The $13.5-billion cash deal must survive a trio of regulatory reviews from the Competition Bureau of Canada, the Office of the Superintendent of Financial Institutions (OSFI) and the federal Minister of Finance before the transaction can be completed, which RBC hopes will happen by the end of 2023. All three will be taking a hard look at the proposed deal, legal experts say, as Canada’s other big banks will want to pursue potential acquisitions of their own should they notice any signs of a thaw in the otherwise rigid rules around bank takeovers.

Already, the country’s biggest bank is facing political opposition. In a statement calling for the Liberal minority government to block the deal, NDP Leader Jagmeet Singh said it “is only going to decrease the options for families in Canada and put more money into the pockets of big-bank executives.”

There is also skepticism on Bay Street about the deal’s potential to sail through the review process unscathed. Barclays analyst John Aiken said the deal represents an “excellent transaction” for RBC in a note to clients on Tuesday, though he added “the only fly in the ointment is that, as the largest player, there could be some regulatory concerns with the Competition Bureau.”

How RBC pulled off its highly-coveted $13.5-billion deal for HSBC Canada with some unintended help from Ottawa

“While we believe that the deal will ultimately be approved, there is a risk that it may not ultimately be consummated in its current form,” Mr.
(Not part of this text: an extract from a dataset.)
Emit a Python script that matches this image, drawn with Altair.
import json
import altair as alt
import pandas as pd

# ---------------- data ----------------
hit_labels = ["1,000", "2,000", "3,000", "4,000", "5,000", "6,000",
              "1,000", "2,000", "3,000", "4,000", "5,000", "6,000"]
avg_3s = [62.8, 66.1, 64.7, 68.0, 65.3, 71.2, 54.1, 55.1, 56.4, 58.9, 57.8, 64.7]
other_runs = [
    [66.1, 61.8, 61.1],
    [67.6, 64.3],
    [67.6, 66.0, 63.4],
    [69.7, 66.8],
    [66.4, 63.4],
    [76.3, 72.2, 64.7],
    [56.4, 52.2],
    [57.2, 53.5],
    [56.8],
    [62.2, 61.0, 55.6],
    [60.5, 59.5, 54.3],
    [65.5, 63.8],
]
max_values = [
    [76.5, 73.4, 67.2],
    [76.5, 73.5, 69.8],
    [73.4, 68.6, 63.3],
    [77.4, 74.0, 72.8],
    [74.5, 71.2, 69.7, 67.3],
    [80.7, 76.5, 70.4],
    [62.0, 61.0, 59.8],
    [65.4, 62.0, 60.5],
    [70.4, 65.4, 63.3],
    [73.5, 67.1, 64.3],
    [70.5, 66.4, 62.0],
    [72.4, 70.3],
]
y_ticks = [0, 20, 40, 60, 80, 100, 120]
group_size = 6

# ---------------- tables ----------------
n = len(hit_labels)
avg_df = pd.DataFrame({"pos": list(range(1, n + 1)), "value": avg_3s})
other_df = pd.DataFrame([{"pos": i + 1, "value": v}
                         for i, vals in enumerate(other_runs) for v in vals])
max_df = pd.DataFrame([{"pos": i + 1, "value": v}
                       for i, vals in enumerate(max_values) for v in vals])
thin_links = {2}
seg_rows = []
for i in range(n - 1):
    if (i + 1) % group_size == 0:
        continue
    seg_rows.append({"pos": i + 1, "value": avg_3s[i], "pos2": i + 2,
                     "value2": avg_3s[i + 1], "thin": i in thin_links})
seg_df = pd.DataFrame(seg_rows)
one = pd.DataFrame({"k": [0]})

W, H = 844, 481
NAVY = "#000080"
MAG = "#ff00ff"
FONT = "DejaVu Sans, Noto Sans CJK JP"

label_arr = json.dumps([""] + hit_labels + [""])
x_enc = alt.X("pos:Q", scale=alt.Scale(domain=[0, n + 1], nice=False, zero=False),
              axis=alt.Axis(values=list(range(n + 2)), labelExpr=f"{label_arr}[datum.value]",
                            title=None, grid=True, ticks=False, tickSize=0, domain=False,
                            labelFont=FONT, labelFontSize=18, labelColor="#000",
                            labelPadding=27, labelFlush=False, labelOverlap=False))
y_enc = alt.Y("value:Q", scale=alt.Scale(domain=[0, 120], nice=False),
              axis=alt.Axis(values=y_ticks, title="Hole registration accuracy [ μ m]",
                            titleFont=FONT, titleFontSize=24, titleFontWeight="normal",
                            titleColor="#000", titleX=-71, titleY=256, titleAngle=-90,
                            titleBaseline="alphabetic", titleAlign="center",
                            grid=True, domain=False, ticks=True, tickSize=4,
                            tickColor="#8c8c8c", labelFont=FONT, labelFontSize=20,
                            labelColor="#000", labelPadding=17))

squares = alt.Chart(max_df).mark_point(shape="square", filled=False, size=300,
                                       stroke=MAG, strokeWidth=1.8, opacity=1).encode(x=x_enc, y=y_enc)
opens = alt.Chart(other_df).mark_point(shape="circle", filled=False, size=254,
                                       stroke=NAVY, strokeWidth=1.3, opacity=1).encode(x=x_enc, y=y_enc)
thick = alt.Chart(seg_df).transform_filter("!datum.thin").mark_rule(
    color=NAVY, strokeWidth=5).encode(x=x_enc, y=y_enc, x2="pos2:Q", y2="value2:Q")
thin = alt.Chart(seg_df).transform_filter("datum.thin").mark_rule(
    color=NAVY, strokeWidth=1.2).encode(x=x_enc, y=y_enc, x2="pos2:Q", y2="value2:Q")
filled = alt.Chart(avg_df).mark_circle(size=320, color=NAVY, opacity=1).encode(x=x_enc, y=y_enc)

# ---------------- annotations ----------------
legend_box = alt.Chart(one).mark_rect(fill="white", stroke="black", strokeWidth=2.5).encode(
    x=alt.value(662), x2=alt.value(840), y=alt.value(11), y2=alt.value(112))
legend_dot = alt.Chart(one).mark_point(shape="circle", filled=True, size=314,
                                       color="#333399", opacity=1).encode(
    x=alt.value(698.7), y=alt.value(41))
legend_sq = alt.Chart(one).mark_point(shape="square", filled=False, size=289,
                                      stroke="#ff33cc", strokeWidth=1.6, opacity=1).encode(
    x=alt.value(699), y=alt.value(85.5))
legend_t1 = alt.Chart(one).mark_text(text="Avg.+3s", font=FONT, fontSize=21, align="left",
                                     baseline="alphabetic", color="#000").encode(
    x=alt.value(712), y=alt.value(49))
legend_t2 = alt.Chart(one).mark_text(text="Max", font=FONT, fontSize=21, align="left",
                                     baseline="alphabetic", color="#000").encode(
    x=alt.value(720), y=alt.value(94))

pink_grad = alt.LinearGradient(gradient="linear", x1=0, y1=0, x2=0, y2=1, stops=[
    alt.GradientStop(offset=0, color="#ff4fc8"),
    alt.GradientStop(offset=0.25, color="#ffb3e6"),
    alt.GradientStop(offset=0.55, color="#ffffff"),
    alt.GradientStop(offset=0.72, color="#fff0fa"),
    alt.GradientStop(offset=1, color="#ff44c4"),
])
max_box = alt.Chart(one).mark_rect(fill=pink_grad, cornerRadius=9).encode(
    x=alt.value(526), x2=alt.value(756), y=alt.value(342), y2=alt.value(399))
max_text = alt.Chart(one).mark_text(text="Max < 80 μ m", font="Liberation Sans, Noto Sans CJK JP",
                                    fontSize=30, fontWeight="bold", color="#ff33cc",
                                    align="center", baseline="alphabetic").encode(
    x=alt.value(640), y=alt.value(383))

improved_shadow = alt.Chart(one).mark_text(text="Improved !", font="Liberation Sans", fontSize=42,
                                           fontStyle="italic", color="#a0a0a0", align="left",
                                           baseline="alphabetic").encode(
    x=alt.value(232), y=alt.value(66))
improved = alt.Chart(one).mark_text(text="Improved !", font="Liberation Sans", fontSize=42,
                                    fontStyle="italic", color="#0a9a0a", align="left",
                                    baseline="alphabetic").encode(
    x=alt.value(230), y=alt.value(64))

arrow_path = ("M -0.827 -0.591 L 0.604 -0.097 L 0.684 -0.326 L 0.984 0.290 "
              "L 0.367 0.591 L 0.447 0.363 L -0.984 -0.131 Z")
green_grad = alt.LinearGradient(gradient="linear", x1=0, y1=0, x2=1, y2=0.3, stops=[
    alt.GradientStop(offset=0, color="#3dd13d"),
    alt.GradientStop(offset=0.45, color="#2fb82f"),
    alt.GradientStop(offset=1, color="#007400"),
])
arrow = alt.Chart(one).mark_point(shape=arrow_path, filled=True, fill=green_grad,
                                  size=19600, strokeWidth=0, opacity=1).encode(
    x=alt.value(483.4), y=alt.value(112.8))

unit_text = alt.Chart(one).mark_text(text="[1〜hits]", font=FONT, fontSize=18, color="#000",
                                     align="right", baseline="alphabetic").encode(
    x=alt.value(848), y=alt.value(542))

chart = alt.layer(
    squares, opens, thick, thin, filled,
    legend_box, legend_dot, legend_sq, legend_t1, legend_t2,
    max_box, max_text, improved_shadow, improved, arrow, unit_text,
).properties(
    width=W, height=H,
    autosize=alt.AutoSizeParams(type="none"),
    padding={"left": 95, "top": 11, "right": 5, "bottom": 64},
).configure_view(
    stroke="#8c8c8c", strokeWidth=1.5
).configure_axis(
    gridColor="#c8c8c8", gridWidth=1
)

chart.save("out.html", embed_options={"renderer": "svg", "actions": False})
Aiken said.

Under Commissioner Matthew Boswell, the Competition Bureau has taken an especially hard stance on transactions it views as negatively affecting consumer choice. Most recently, the bureau filed a legal challenge in an attempt to block Rogers Communications Inc.’s $26-billion takeover of Shaw Communications Inc.

Asked about those potential concerns on a Tuesday morning conference call with analysts, RBC chief executive officer Dave McKay said the bank was “not aware of any reason why Competition [Bureau] clearance will not be received.” HSBC Canada is “still a relatively small bank by market share of 2 per cent or less,” he said.
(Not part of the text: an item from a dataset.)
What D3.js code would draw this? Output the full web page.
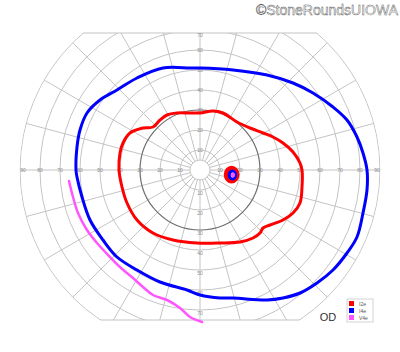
<!DOCTYPE html>
<html><head><meta charset="utf-8">
<script src="https://cdn.jsdelivr.net/npm/d3@7"></script>
<style>html,body{margin:0;padding:0;background:#fff}svg{display:block}</style>
</head><body><div id="c"></div>
<script>
// ---- data (degrees of visual field: [horizontal, vertical]) ----
const ringDegrees = [5,10,20,30,40,50,60,70,80,90];
const meridianStep = 15;
const hLabels = [10,20,30,40,50,60,70,80,90];
const vLabels = [10,20,30,40,50,60,70];
const fieldTop = 68.5, fieldBottom = -75;
const isopterNames = ["I2e","I4e","V4e"];
const isopterColors = ["#ff0000","#0000ff","#ff55ff"];
const redI2e = [[0,28.5],[6.5,29.5],[11.5,28.5],[18.5,24],[25,21],[31.5,18.5],[36.5,16.5],[41.5,13.5],[46.5,9],[50,3.5],[51,0],[51,-8.5],[50,-16.5],[46.5,-21.5],[41.5,-25],[35,-27.5],[31.5,-29],[30,-31.5],[26.5,-34],[20,-36],[10,-36.5],[-1.5,-36.5],[-13.5,-35],[-23.5,-31.5],[-31.5,-25],[-36.5,-16.5],[-39,-8.5],[-40.5,0],[-40,8.5],[-38.5,13.5],[-35,18.5],[-28.5,21],[-23.5,21.5],[-20,25],[-16.5,27.5],[-11.5,28.5],[-5,28.5]];
const blueI4e = [[0,51],[16.5,50],[33.5,47.5],[46.5,43.5],[56.5,38.5],[66.5,31.5],[73.5,25],[78.5,16.5],[81.5,8.5],[83.5,0],[83.5,-10],[81.5,-21.5],[78.5,-33.5],[73.5,-41.5],[66.5,-50],[58.5,-56.5],[50,-61.5],[41.5,-64],[33.5,-65],[16.5,-64],[10,-64],[0,-62.5],[-6.5,-60],[-20,-56],[-31.5,-50],[-41.5,-43.5],[-48.5,-35],[-55,-25],[-59,-13.5],[-61.5,-3.5],[-62,0],[-61.5,11.5],[-60,20],[-56.5,28.5],[-50,35],[-41.5,40],[-31.5,46],[-18.5,51],[-5,51]];
const magentaV4e = [[-65.5,-5.5],[-63.5,-13.5],[-61,-21.5],[-56.5,-30],[-51.5,-36.5],[-45,-43.5],[-40,-48.5],[-33.5,-54],[-28.5,-58.5],[-23.5,-62.5],[-16.5,-65],[-10,-69],[-5,-73.5],[1,-76]];
// blind spot per isopter: [cx, cy, rx, ry] in degrees
const blindSpots = [[15.8,-2.3,2.8,3.3],[16.2,-2.5,1.6,2.0],[16.5,-2.5,0.8,1.1]];
const eyeLabel = "OD";
const watermark = "©StoneRoundsUIOWA";

// ---- drawing ----
const W = 400, H = 352;
const x = d3.scaleLinear().domain([-90,90]).range([20,380]);
const y = d3.scaleLinear().domain([-90,90]).range([350,-10]);
const r = d3.scaleLinear().domain([0,90]).range([0,180]);
const cx = x(0), cy = y(0);

const svg = d3.select("#c").append("svg").attr("width",W).attr("height",H);
const defs = svg.append("defs");
defs.append("clipPath").attr("id","clipRect").append("rect")
  .attr("x",0).attr("width",W).attr("y",y(fieldTop)).attr("height",y(fieldBottom)-y(fieldTop));
defs.append("clipPath").attr("id","clipCirc").append("circle")
  .attr("cx",cx).attr("cy",cy).attr("r",r(90)+0.5);

const gOuter = svg.append("g").attr("clip-path","url(#clipCirc)");
const grid = gOuter.append("g").attr("clip-path","url(#clipRect)");

// meridians
const angles = d3.range(0,360,meridianStep);
grid.selectAll("line.m").data(angles).join("line")
  .attr("x1",a=>cx+r(5)*Math.cos(a*Math.PI/180))
  .attr("y1",a=>cy-r(5)*Math.sin(a*Math.PI/180))
  .attr("x2",a=>cx+r(90)*Math.cos(a*Math.PI/180))
  .attr("y2",a=>cy-r(90)*Math.sin(a*Math.PI/180))
  .attr("stroke","#c4c4c4").attr("stroke-width",1);
// rings
grid.selectAll("circle.r").data(ringDegrees).join("circle")
  .attr("cx",cx).attr("cy",cy).attr("r",d=>r(d))
  .attr("fill","none")
  .attr("stroke",d=>d===30?"#6e6e6e":"#c4c4c4")
  .attr("stroke-width",d=>d===30?1.2:1);
// top/bottom borders
gOuter.selectAll("line.b").data([fieldTop,fieldBottom]).join("line")
  .attr("x1",0).attr("x2",W).attr("y1",d=>y(d)).attr("y2",d=>y(d))
  .attr("stroke","#c4c4c4").attr("stroke-width",1.2);

// axis labels
const lab = svg.append("g").attr("font-family","Liberation Sans, Arial, sans-serif")
  .attr("font-size",5).attr("fill","#8a8a8a").attr("text-anchor","middle");
hLabels.forEach(d=>{
  const off = d===90?1.5:0;
  lab.append("text").attr("x",x(-d+off)).attr("y",cy).attr("dy","0.35em").text(d);
  lab.append("text").attr("x",x(d-off)).attr("y",cy).attr("dy","0.35em").text(d);
});
vLabels.forEach(d=>{
  lab.append("text").attr("x",cx).attr("y",Math.max(y(d),y(fieldTop)+2)).attr("dy","0.35em").text(d);
  lab.append("text").attr("x",cx).attr("y",y(-d)+3).attr("dy","0.35em").text(d);
});

// isopters
const closed = d3.line().x(d=>x(d[0])).y(d=>y(d[1])).curve(d3.curveCatmullRomClosed.alpha(0.5));
const open = d3.line().x(d=>x(d[0])).y(d=>y(d[1])).curve(d3.curveCatmullRom.alpha(0.5));
svg.append("path").attr("d",closed(blueI4e)).attr("fill","none").attr("stroke",isopterColors[1]).attr("stroke-width",3);
svg.append("path").attr("d",closed(redI2e)).attr("fill","none").attr("stroke",isopterColors[0]).attr("stroke-width",3);
svg.append("path").attr("d",open(magentaV4e)).attr("fill","none").attr("stroke",isopterColors[2]).attr("stroke-width",2.5).attr("stroke-linecap","round");

// blind spots
blindSpots.forEach((b,i)=>{
  svg.append("ellipse").attr("cx",x(b[0])).attr("cy",y(b[1]))
    .attr("rx",x(b[2])-x(0)).attr("ry",y(0)-y(b[3]))
    .attr("fill",i===2?isopterColors[2]:"none")
    .attr("stroke",isopterColors[i]).attr("stroke-width",i===0?4.5:(i===1?3:1));
});

// eye label
svg.append("text").attr("x",328).attr("y",321).attr("text-anchor","middle")
  .attr("font-family","Liberation Sans, Arial, sans-serif").attr("font-size",11).attr("fill","#333")
  .text(eyeLabel);

// legend
const lg = svg.append("g").attr("transform","translate(347,299)");
lg.append("rect").attr("width",26).attr("height",23).attr("fill","#fff").attr("stroke","#c8c8c8").attr("stroke-width",0.8);
isopterNames.forEach((n,i)=>{
  lg.append("rect").attr("x",2).attr("y",2+i*7).attr("width",5).attr("height",5).attr("fill",isopterColors[i]);
  lg.append("text").attr("x",12).attr("y",6.5+i*7).attr("font-family","Liberation Sans, Arial, sans-serif")
    .attr("font-size",5).attr("fill","#555").text(n);
});

// watermark
svg.append("text").attr("x",398).attr("y",15).attr("text-anchor","end")
  .attr("font-family","Liberation Sans, Arial, sans-serif").attr("font-size",14)
  .attr("fill","#fff").attr("stroke","#555").attr("stroke-width",0.45)
  .text(watermark);
</script></body></html>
The Competition Bureau will review the proposed transaction, a spokesperson confirmed by e-mail, though declined to comment further as it is required by law to conduct its merger reviews confidentially.

According to one competition law expert close to the deal, whom The Globe is not identifying as they are not authorized to comment publicly, the deal review will be “unlike some of the more adversarial transactions of late [because] this one is going to be very co-operative and collaborative.” The Competition Bureau usually has concerns with four-to-three mergers, the source said, meaning deals that reduce the number of rivals in a given sector from four to three, and that is not the case here.

Ultimately, even if the bureau supports the deal, federal Finance Minister Chrystia Freeland could halt it. In a statement issued shortly after the RBC announcement, the Finance Department said the deal is subject to Ms. Freeland’s approval and that she “has the authority to impose any terms and conditions and to require any undertaking that she considers appropriate.”

Conversely, if the Competition Bureau moves to block the deal, the Finance Minister can overrule that decision and allow the transaction to go ahead. In a separate call with reporters on Tuesday afternoon, RBC’s Mr. McKay was asked if he was willing to divest some of HSBC Canada’s assets in order to win approval – as Rogers has offered to do in its attempt to acquire Shaw, and as Barclay’s Mr. Aiken has suggested may be required of RBC.

His response was a curt “no.”

Then there is the issue of whether approving RBC’s purchase of HSBC Canada would set a precedent, potentially spawning a larger wave of consolidation among Canadian banks. While precedent would likely not apply to regulatory reviews of proposed mergers, the case-by-case nature of such reviews is thought to make it difficult for such a contagion effect to occur.